Will the EU Directive change the face of competition enforcement?
José Rivas and Peter Willis
PETER WILLIS: Private competition law enforcement is an interesting point at the moment. We are seeing a lot more private actions in the national courts and there is also a European Directive just about to be finalised which will change things even more significantly in a number of Member States.
JOSE RIVAS: I see we are involved in separate cases across Europe, for example, we are involved in the escalator case in Germany; we are involved in the asphalt case in Sweden and the insurance case in Spain, and also we are very active in London.
PETER WILLIS: Yes, that's right the London courts are emerging as a particularly favourite jurisdiction for competition enforcement for various reasons and we've been involved in claims involving LCD displays and a number of other products as well.
JOSE RIVAS: As a firm we have been on both sides of the fence – we have represented and we represent claimants but we also represent defendants. This means that we have a unique perspective in the sense that we have an overall picture when defending clients or when attacking on behalf of the clients.
PETER WILLIS: That's right, I think the other thing that makes us special is the firm is very heavily focused on complex cross-border litigation. We've got the top patent litigators in Europe and there are very many similarities between competition claims and patent litigation. They involve complex jurisdictional issues, assessing markets, assessing products and so on.

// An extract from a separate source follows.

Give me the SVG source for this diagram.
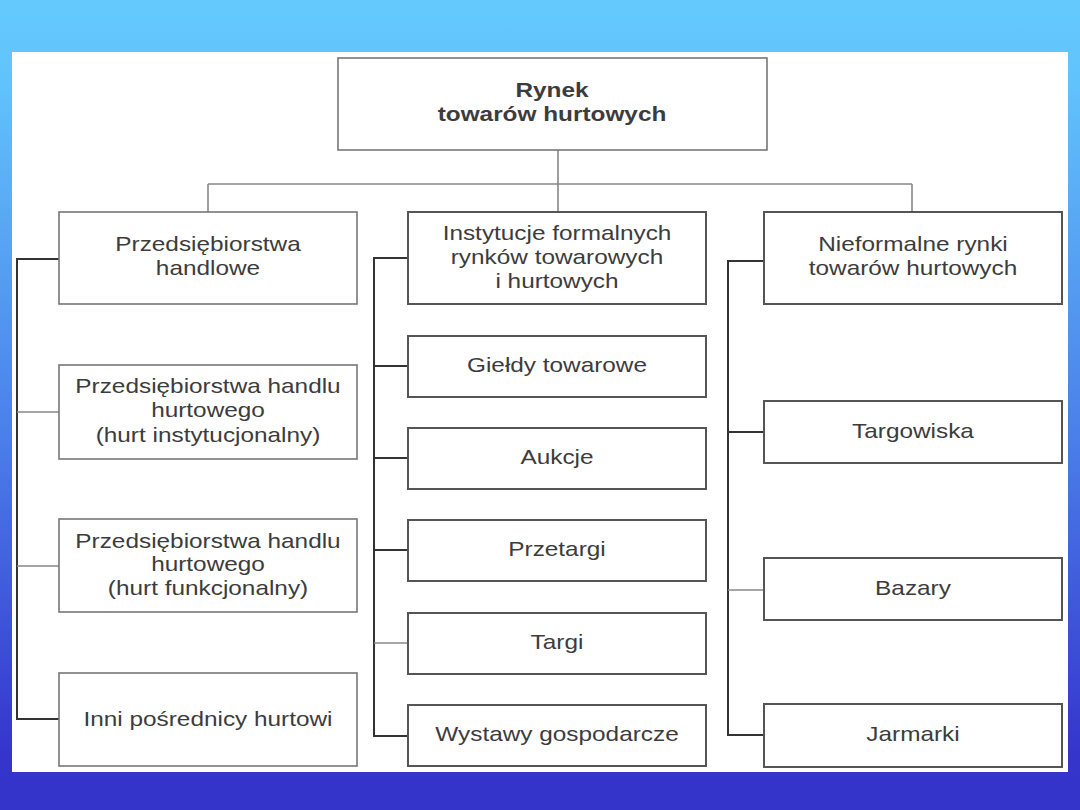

JOSE RIVAS: Indeed, this has proven to be a very effective way to approach the market. The combination between outstanding litigation skills and competition or anti-trust skills.
We should make a distinction between the continent and the situation in the UK, certainly for continental jurisdictions some basic principles are going to be harmonised, for example, when a directive is going to have a strong impact, is the area of disclosure something that it is quite common in the UK but not so common in continental Europe.
PETER WILLIS: Yes, that's right. In English courts there is already a very extensive disclosure of evidence between the parties and actually that is one of the reasons why the English courts are popular for this kind of claim so that you can get access to the evidence. So that won't change so much in the UK but we will see changes on things like time limits and the way that claims are allocated and the way that liability is divided up between the parties. That will change in the UK as well.
JOSE RIVAS: Without any doubt, once the directive is adopted the number of claims in Europe will increase. Ironically, what we are witnessing is that the number of claims is already increasing even before the directive is adopted.
This document is a transcript of an edited video recorded in September 2014.